Here's a link from the GolfMKVI forum.

http://www.golfmk6.com/forums/showthread.php?t=50417


----------



## misterwes (Feb 2, 2012)

Yup... Looky what I found :/








Yup, the bad springs. DIY scheduled for shore duty?!?! Maybe :/ peace out.

-Wes


----------



## drtechy (Jun 3, 2009)

misterwes said:


> Yup... Looky what I found :/
> 
> 
> 
> ...


dam, that sux. Contact APR, they can do a different tune to fix it, unless you really want to replace your valve springs. Or you could always go bigger!!! Maybe sell the K04 to drtechy? lol


----------



## stainlineho (Aug 20, 2011)

Damn, now I want to go check my motor and see what valve springs are in my car.


----------



## misterwes (Feb 2, 2012)

Hmm. No. Besides, check yours also. Hell, I didn't even know I had an E888 engine or whatever. Don't even know where that designator is.

-Wes


----------



## drtechy (Jun 3, 2009)

misterwes said:


> Hmm. No. Besides, check yours also. Hell, I didn't even know I had an E888 engine or whatever. Don't even know where that designator is.
> 
> -Wes


LOL, yea I know I gotta check them. But I will probably not be upgrading the turbo any time soon anyway. Go bigger bro, no issues on stage 3+ lol


----------



## misterwes (Feb 2, 2012)

You gonna fund my adventure? Hmm, didn't think so by your apparent lack of silence. Lol! Cause I'd have to redo everything all over from intake, intercooler, turbo swap.... ****... You... Sir.

-Wes


----------



## drtechy (Jun 3, 2009)

misterwes said:


> You gonna fund my adventure? Hmm, didn't think so by your apparent lack of silence. Lol! Cause I'd have to redo everything all over from intake, intercooler, turbo swap.... ****... You... Sir.
> 
> -Wes


LOL, just contact APR and have them change the tune. You'll be fine, you won't get quite as much power as some others on the top end, but you'll be fine!


----------



## misterwes (Feb 2, 2012)

....hell no! Valve job is easy enough! I shall over come these odds!


----------



## drtechy (Jun 3, 2009)

misterwes said:


> ....hell no! Valve job is easy enough! I shall over come these odds!
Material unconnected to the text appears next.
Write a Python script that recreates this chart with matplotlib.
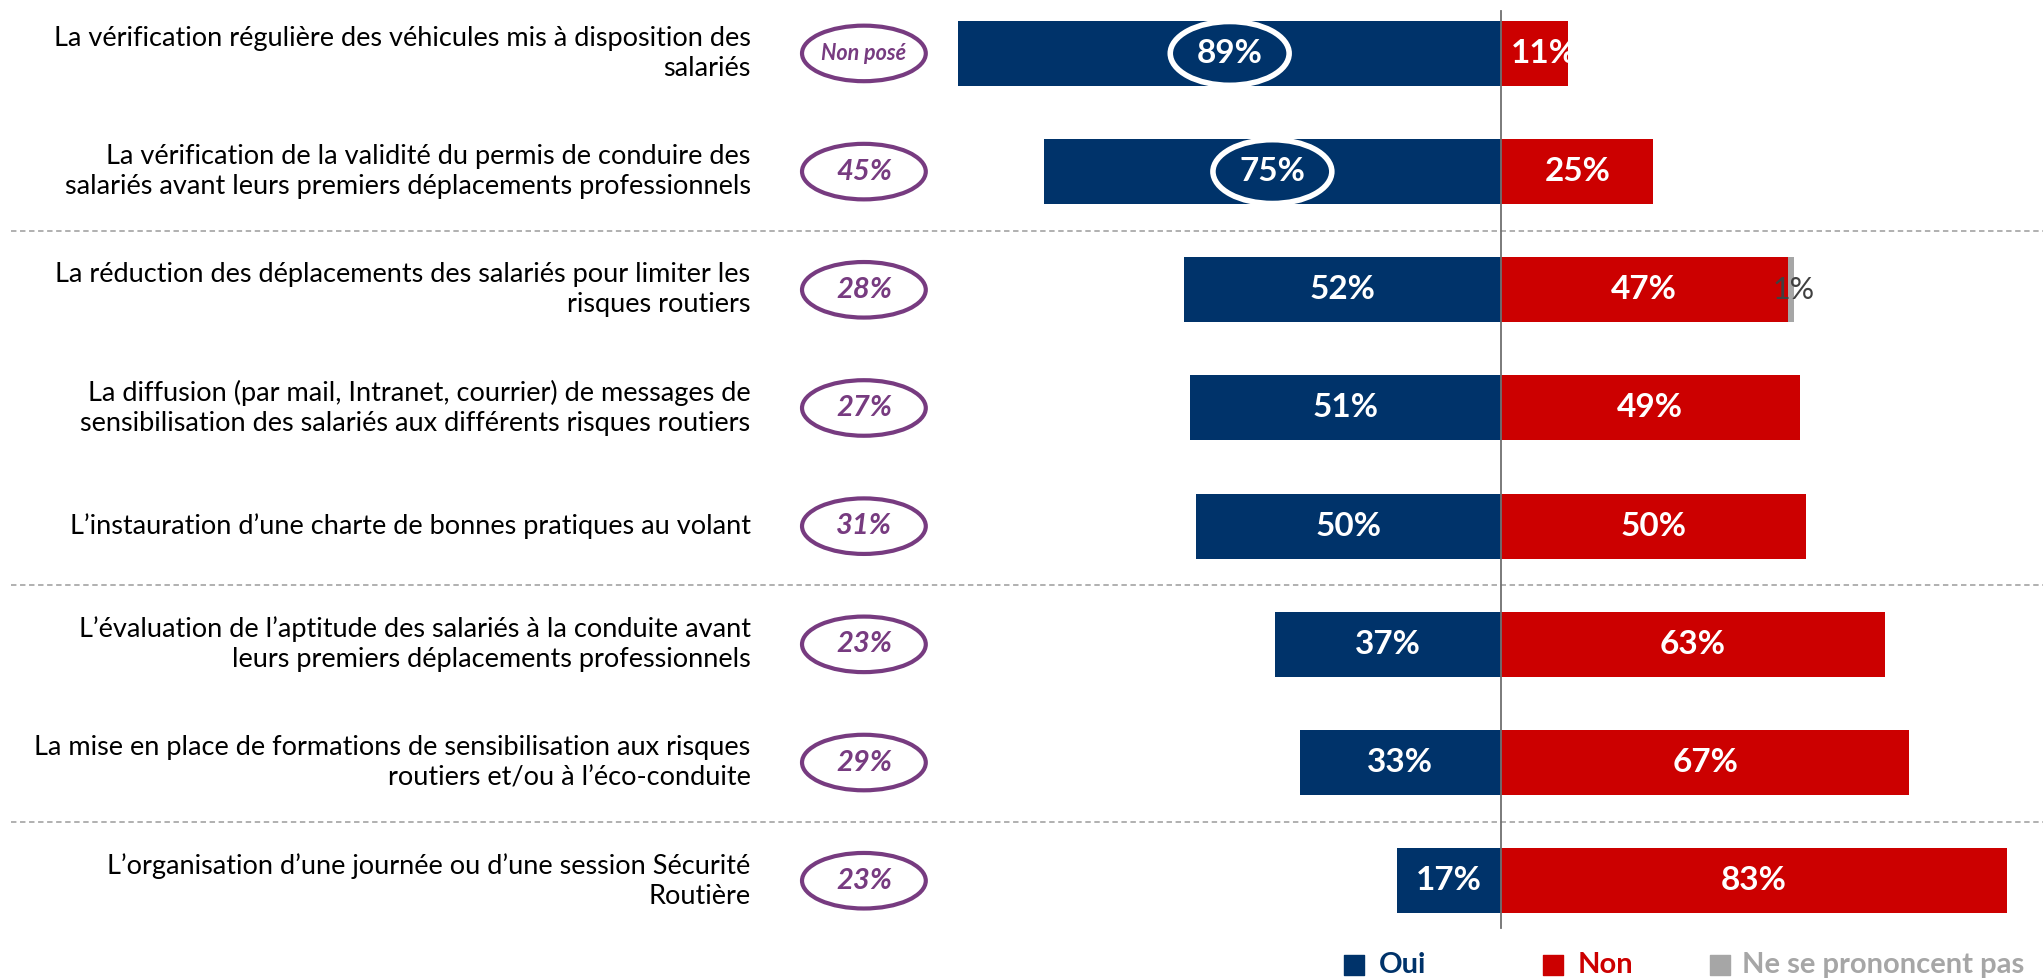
import numpy as np
import matplotlib
matplotlib.use("Agg")
from matplotlib import pyplot as plt
from matplotlib.patches import Ellipse

plt.rcParams['font.family'] = ['Lato', 'DejaVu Sans']

labels = [
    "La vérification régulière des véhicules mis à disposition des\nsalariés",
    "La vérification de la validité du permis de conduire des\nsalariés avant leurs premiers déplacements professionnels",
    "La réduction des déplacements des salariés pour limiter les\nrisques routiers",
    "La diffusion (par mail, Intranet, courrier) de messages de\nsensibilisation des salariés aux différents risques routiers",
    "L\u2019instauration d\u2019une charte de bonnes pratiques au volant",
    "L\u2019évaluation de l\u2019aptitude des salariés à la conduite avant\nleurs premiers déplacements professionnels",
    "La mise en place de formations de sensibilisation aux risques\nroutiers et/ou à l\u2019éco-conduite",
    "L\u2019organisation d\u2019une journée ou d\u2019une session Sécurité\nRoutière",
]
oui = [89, 75, 52, 51, 50, 37, 33, 17]
non = [11, 25, 47, 49, 50, 63, 67, 83]
nsp = [0, 0, 1, 0, 0, 0, 0, 0]
previous = ["Non posé", "45%", "28%", "27%", "31%", "23%", "29%", "23%"]
highlight = [True, True, False, False, False, False, False, False]
separators = [1.5, 4.5, 6.5]

navy = "#00336A"
red = "#CC0000"
grey = "#A6A6A6"
purple = "#773B80"

fig = plt.figure(figsize=(20.43, 9.8), dpi=100)
ax = fig.add_axes([0, 0, 1, 1])
ax.set_xlim(-246.2, 88.9)
ax.set_ylim(7.84, -0.452)
ax.axis("off")

y = np.arange(len(labels))
h = 0.55
ax.barh(y, [-v for v in oui], height=h, color=navy, zorder=2)
ax.barh(y, non, height=h, color=red, zorder=2)
ax.barh(y, nsp, left=non, height=h, color=grey, zorder=2)

for i in range(len(labels)):
    ax.text(-oui[i] / 2, y[i], f"{oui[i]}%", ha="center", va="center",
            color="white", fontsize=24, fontweight="bold", zorder=4)
    if highlight[i]:
        ax.add_patch(Ellipse((-oui[i] / 2, y[i]), 19.5, 0.54, fill=False,
                             ec="white", lw=4, zorder=3))
    nx = non[i] / 2 if non[i] > 15 else 7
    ax.text(nx, y[i], f"{non[i]}%", ha="center", va="center",
            color="white", fontsize=24, fontweight="bold", zorder=4)
    if nsp[i] > 0:
        ax.text(non[i] + nsp[i], y[i], f"{nsp[i]}%", ha="center", va="center",
                color="#404040", fontsize=22, zorder=4)
    ax.text(-123.1, y[i], labels[i], ha="right", va="center",
            fontsize=19.5, color="black", linespacing=1.25)
    ax.add_patch(Ellipse((-104.5, y[i]), 20.3, 0.47, fill=False,
                         ec=purple, lw=3, zorder=3))
    if previous[i] == "Non posé":
        ax.text(-104.5, y[i], previous[i], ha="center", va="center",
                color=purple, fontsize=15.5, fontweight="bold", style="italic")
    else:
        ax.text(-104.5, y[i], previous[i], ha="center", va="center",
                color=purple, fontsize=21, fontweight="bold", style="italic")

for s in separators:
    ax.plot([-244.4, 88.9], [s, s], ls=(0, (3, 2)), color="#AAAAAA", lw=1.3, zorder=1)

ax.plot([0, 0], [-0.36, 7.4], color="#707070", lw=1.3, zorder=5)

# legend
ly = 7.71
items = [("Oui", navy, -24.1, -20.1), ("Non", red, 8.5, 12.6), ("Ne se prononcent pas", grey, 36.0, 39.6)]
for name, col, lx, tx in items:
    ax.scatter([lx], [ly], marker="s", s=190, color=col, clip_on=False)
    ax.text(tx, ly, name, ha="left", va="center", color=col,
            fontsize=21, fontweight="bold")

fig.savefig("out.png", dpi=100)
Well ****, then do that! lol


----------



## misterwes (Feb 2, 2012)

Will do! And after further reading on that thread, it could still possibly be the coils or plugs. Arin stated that the CEL and EPC would come on if it were springs. Coils are known to go bad real quick with K04 swaps. Guess I'll throw the codes again, go get em changed on warranty 

-wes


----------



## drtechy (Jun 3, 2009)

misterwes said:


> Will do! And after further reading on that thread, it could still possibly be the coils or plugs. Arin stated that the CEL and EPC would come on if it were springs. Coils are known to go bad real quick with K04 swaps. Guess I'll throw the codes again, go get em changed on warranty
> 
> -wes


Ummm pretty sure they aren't going to cover that under warranty bro. You swapped the turbo out, pretty sure your warranty is shot at this point


----------



## misterwes (Feb 2, 2012)

Wrong.. You need an upgrade friendly dealership. Failed coil codes don't tell them the turbo caused it, they are just failed. So, it's covered twice. APR certified dealer, AND there is no proof the turbo caused failed coils  besides... The tech is who told me to throw the codes again to change coils on warranty. 

-Wes


----------



## drtechy (Jun 3, 2009)

Lucky you have a friendly dealer like that.


----------



## misterwes (Feb 2, 2012)

Fact.


----------



## Dscot8r!2 (Dec 18, 2012)

Damn! Sorry to see you have the "bad" springs Wes. At least now you know what the most likely culprit is? 

Now I gotta check mine this weekend.


----------